Dans ce livre, un monarque absolu prend le chemin de l’ouverture démocratique. Cette évolution reflète-t-elle les aspirations de son auteur? 

Ce livre a été écrit sous les bombes. Dans cette situation-là, on ne sait pas de quoi demain sera fait. Mais quand il y a une volonté populaire, ou le régime suit le peuple, ou le régime tombe. J’ai eu des discussions avec l’entourage de Saddam Hussein sur la démocratisation du régime, mais avec l’embargo et la guerre, il fallait d’abord défendre le pays. Quand on se prend des bombes sur la tête tous les jours, les réformes démocratiques, ce n’est pas une priorité. Surtout quand l’opposition préfère faire tomber le régime en s’associant avec des pays étrangers plutôt que de s’associer au régime en place pour faire bouger les choses. D’ailleurs, on voit ce que ça donne : depuis dix ans, la situation n’est toujours pas stabilisée. Il y a des attentats tous les jours, les prisons sont pleines et on y pratique toujours la torture. 

Vous voulez dire que la situation de l’Irak était préférable sous Saddam Hussein ? 

Certes, c’était une dictature, mais il y a dictateur et dictateur. Il y a celui qui cherche à opprimer son peuple, et celui qui essaie de développer son pays. Il y avait eu une évolution sociale, les femmes n’étaient majoritairement pas voilées par exemple. L’invasion américaine a provoqué un retour en arrière, avec l’arrivée au pouvoir des partis religieux. On est passé d’un pays laïc à un pays gouverné par des obscurantistes islamistes, avec toutes les conséquences que cela implique, non seulement pour les femmes, mais dans bien d’autres domaines comme l’enseignement. Non seulement il n’y a pas eu d’amélioration, mais il y a eu une véritable régression sociale. 

Dans Zabiba et le Roi, Saddam Hussein semblait anticiper les printemps arabes. S’il avait toujours été au pouvoir en 2011, pensez-vous qu’il aurait réformé son régime avant d’être renversé par un soulèvement populaire ? 

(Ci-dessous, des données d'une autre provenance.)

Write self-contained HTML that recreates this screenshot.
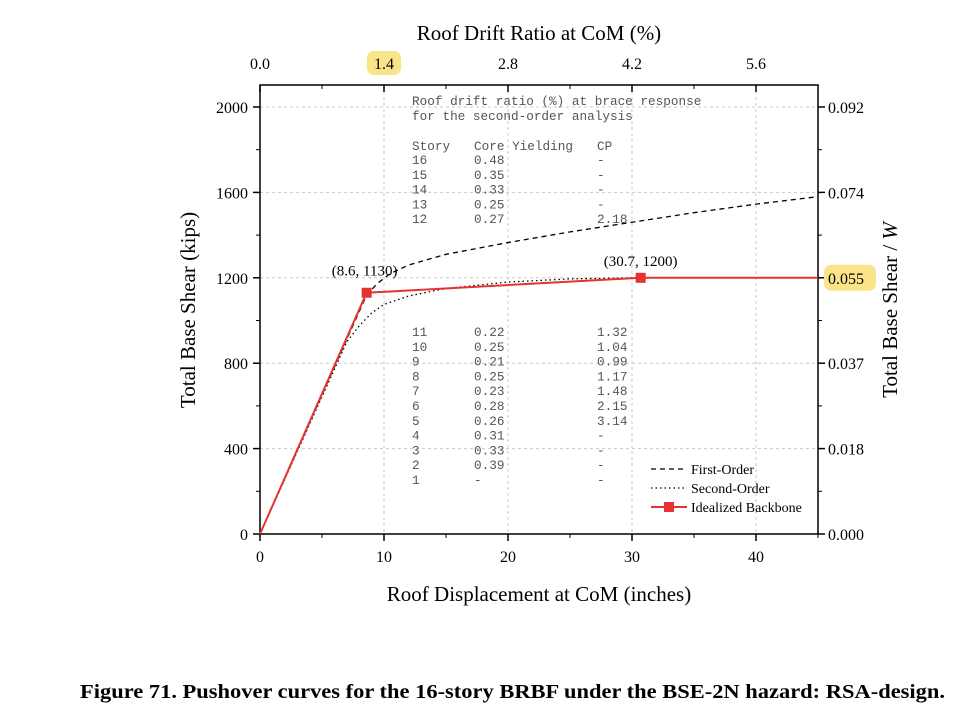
<!DOCTYPE html>
<html><head><meta charset="utf-8"><style>
body{margin:0;background:#fff;}
svg{display:block;font-family:"Liberation Serif",serif;}
.mono{font-family:"Liberation Mono",monospace;font-size:12.7px;fill:#555;}
</style></head><body>
<svg id="chart" width="971" height="725">
<g id="grid"></g>
<g id="axes"></g>
<g id="series"></g>
<g id="table"></g>
<g id="legend"></g>
<text x="539" y="40" text-anchor="middle" font-size="21">Roof Drift Ratio at CoM (%)</text>
<text x="539" y="601" text-anchor="middle" font-size="21">Roof Displacement at CoM (inches)</text>
<text transform="translate(195,310) rotate(-90)" text-anchor="middle" font-size="21">Total Base Shear (kips)</text>
<text transform="translate(897,310) rotate(-90)" text-anchor="middle" font-size="21">Total Base Shear / <tspan font-style="italic">W</tspan></text>
<text x="80" y="698" font-size="20" font-weight="bold" textLength="865" lengthAdjust="spacingAndGlyphs">Figure 71.  Pushover curves for the 16-story BRBF under the BSE-2N hazard: RSA-design.</text>
</svg>
<script>
const xTicks=[0,10,20,30,40];
const yTicks=[0,400,800,1200,1600,2000];
const topTickLabels=["0.0","1.4","2.8","4.2","5.6"];
const rightTickLabels=["0.000","0.018","0.037","0.055","0.074","0.092"];
const firstX=[0,8.6,9.5,10.5,12,15,20,25,30,35,40,45];
const firstY=[0,1120,1175,1220,1260,1310,1365,1415,1460,1505,1545,1580];
const secondX=[0,7,8,9,10,12,15,20,25,30];
const secondY=[0,900,975,1035,1075,1115,1150,1180,1195,1200];
const backX=[0,8.6,30.7,45];
const backY=[0,1130,1200,1200];
const storyRowsTop=["16","15","14","13","12"];
const coreTop=["0.48","0.35","0.33","0.25","0.27"];
const cpTop=["-","-","-","-","2.18"];
const storyRowsBot=["11","10","9","8","7","6","5","4","3","2","1"];
const coreBot=["0.22","0.25","0.21","0.25","0.23","0.28","0.26","0.31","0.33","0.39","-"];
const cpBot=["1.32","1.04","0.99","1.17","1.48","2.15","3.14","-","-","-","-"];

const L=260,R=818,T=85,B=534;
const X=v=>L+v*12.4, Y=v=>B-v*0.2135;
const NS="http://www.w3.org/2000/svg";
function mk(tag,attrs,parent,txt){const e=document.createElementNS(NS,tag);for(const k in attrs)e.setAttribute(k,attrs[k]);if(txt!==undefined)e.textContent=txt;parent.appendChild(e);return e;}
const grid=document.getElementById('grid'),axes=document.getElementById('axes'),series=document.getElementById('series');
xTicks.forEach((t,i)=>{
 if(t>0){const g=mk('line',{x1:X(t),x2:X(t),y1:T,y2:B,stroke:'#c8c8c8','stroke-dasharray':'3,3'},grid);
 
 }
 mk('line',{x1:X(t),x2:X(t),y1:B,y2:B+7,stroke:'#000','stroke-width':1.5},axes);
 mk('line',{x1:X(t),x2:X(t),y1:T,y2:T+7,stroke:'#000','stroke-width':1.5},axes);
 mk('line',{x1:X(t+5),x2:X(t+5),y1:B,y2:B+4,stroke:'#000'},axes);
 mk('line',{x1:X(t+5),x2:X(t+5),y1:T,y2:T+4,stroke:'#000'},axes);
 const lb=mk('text',{x:X(t),y:B+28,'text-anchor':'middle','font-size':16},axes,String(t));
 
 
 if(topTickLabels[i]==="1.4")mk('rect',{x:X(t)-17,y:T-34,width:34,height:24,rx:7,fill:'#fbe38a'},axes);
 const tl=mk('text',{x:X(t),y:T-16,'text-anchor':'middle','font-size':16},axes,topTickLabels[i]);
 
 
});
yTicks.forEach((t,i)=>{
 if(t>0){const g=mk('line',{x1:L,x2:R,y1:Y(t),y2:Y(t),stroke:'#c8c8c8','stroke-dasharray':'3,3'},grid);
 
 }
 mk('line',{x1:L-7,x2:L,y1:Y(t),y2:Y(t),stroke:'#000','stroke-width':1.5},axes);
 mk('line',{x1:R,x2:R+7,y1:Y(t),y2:Y(t),stroke:'#000','stroke-width':1.5},axes);
 if(t<2000){mk('line',{x1:L-4,x2:L,y1:Y(t+200),y2:Y(t+200),stroke:'#000'},axes);
 mk('line',{x1:R,x2:R+4,y1:Y(t+200),y2:Y(t+200),stroke:'#000'},axes);}
 const lb=mk('text',{x:L-12,y:Y(t)+6,'text-anchor':'end','font-size':16},axes,String(t));
 
 
 if(rightTickLabels[i]==="0.055")mk('rect',{x:R+6,y:Y(t)-13,width:52,height:26,rx:7,fill:'#fbe38a'},axes);
 const rl=mk('text',{x:R+10,y:Y(t)+6,'font-size':16},axes,rightTickLabels[i]);
 
 
});
mk('rect',{x:L,y:T,width:R-L,height:B-T,fill:'none',stroke:'#000','stroke-width':1.5},axes);
const pts=(xs,ys)=>xs.map((x,i)=>X(x)+','+Y(ys[i])).join(' ');
const f=mk('polyline',{points:pts(firstX,firstY),fill:'none',stroke:'#000','stroke-width':1.3,'stroke-dasharray':'5,4'},series);


const s=mk('polyline',{points:pts(secondX,secondY),fill:'none',stroke:'#000','stroke-width':1.3,'stroke-dasharray':'1.5,3'},series);


const b=mk('polyline',{points:pts(backX,backY),fill:'none',stroke:'#e53333','stroke-width':2},series);


[1,2].forEach(i=>{
 const m=mk('rect',{x:X(backX[i])-5,y:Y(backY[i])-5,width:10,height:10,fill:'#e53333'},series);
 
 
 const a=mk('text',{x:X(backX[i])+(i==1?-2:0),y:Y(backY[i])-(i==1?17:12),'text-anchor':'middle','font-size':15},series,'('+backX[i]+', '+backY[i]+')');
 
 
});
const tb=document.getElementById('table');
mk('text',{x:412,y:105,class:'mono'},tb,'Roof drift ratio (%) at brace response');
mk('text',{x:412,y:120,class:'mono'},tb,'for the second-order analysis');
mk('text',{x:412,y:150,class:'mono'},tb,'Story');
mk('text',{x:474,y:150,class:'mono'},tb,'Core Yielding');
mk('text',{x:597,y:150,class:'mono'},tb,'CP');
storyRowsTop.forEach((r,i)=>{const y=164+i*14.8;
 mk('text',{x:412,y:y,class:'mono'},tb,r);mk('text',{x:474,y:y,class:'mono'},tb,coreTop[i]);mk('text',{x:597,y:y,class:'mono'},tb,cpTop[i]);});
storyRowsBot.forEach((r,i)=>{const y=336+i*14.8;
 mk('text',{x:412,y:y,class:'mono'},tb,r);mk('text',{x:474,y:y,class:'mono'},tb,coreBot[i]);mk('text',{x:597,y:y,class:'mono'},tb,cpBot[i]);});
const lg=document.getElementById('legend');
const items=[['First-Order','5,4','#000'],['Second-Order','1.5,3','#000'],['Idealized Backbone','','#e53333']];
items.forEach((it,i)=>{const y=469+i*19;
 const g=mk('g',{},lg);
 
 
 mk('line',{x1:651,x2:687,y1:y,y2:y,stroke:it[2],'stroke-width':i==2?2:1.3,'stroke-dasharray':it[1]},g);
 if(i==2)mk('rect',{x:664,y:y-5,width:10,height:10,fill:'#e53333'},g);
 mk('text',{x:691,y:y+5,'font-size':14},g,it[0]);
});
</script>
</body></html>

Si la communauté internationale avait levé l’embargo, le régime aurait pu mener les réformes nécessaires, car les moyens financiers étaient là, la stabilité aussi. Mais avec la deuxième guerre du Golfe, plus d’un million de cadres ont fui le pays pour se réfugier au Yémen, en Syrie... Avec eux, le pays aurait pu se développer. A la fin de la première guerre du Golfe, tout le pays était détruit : les routes, les ponts, les usines… Tout a été reconstruit en six mois. Aujourd’hui, c’est très difficile de reconstruire le pays sans eux. Au bout de dix ans, l’électricité n’a toujours pas été rétablie. Habiter dans des immeubles en béton sans air conditionné, vu le climat, c’est invivable.

Vous critiquez The Dictator, film parodique de l’humoriste anglais Sacha Baron Cohen, librement inspiré de Zabiba et le Roi. Que lui reprochez-vous ? 

Sacha Baron Cohen est un spécialiste du burlesque. Il s’est servi du livre, ça lui a donné une idée, et il en a fait ce qu’il en voulait. Il avait déjà commencé à tourner quand il y a eu la chute de Kadhafi. Pour attirer le plus de spectateurs possibles, il a décidé de coller à l’actualité en rajoutant des références à Kadhafi. Le problème, c’est que le film ne montre que l’aspect diabolique, le côté dictateur du personnage. Dans le conte, le roi est convaincu par une jeune fille d’instaurer la démocratie, ce qui arrive à la fin du livre. Ce n’est pas du tout ce qui se passe dans le film. Mais Baron Cohen reste un grand cinéaste.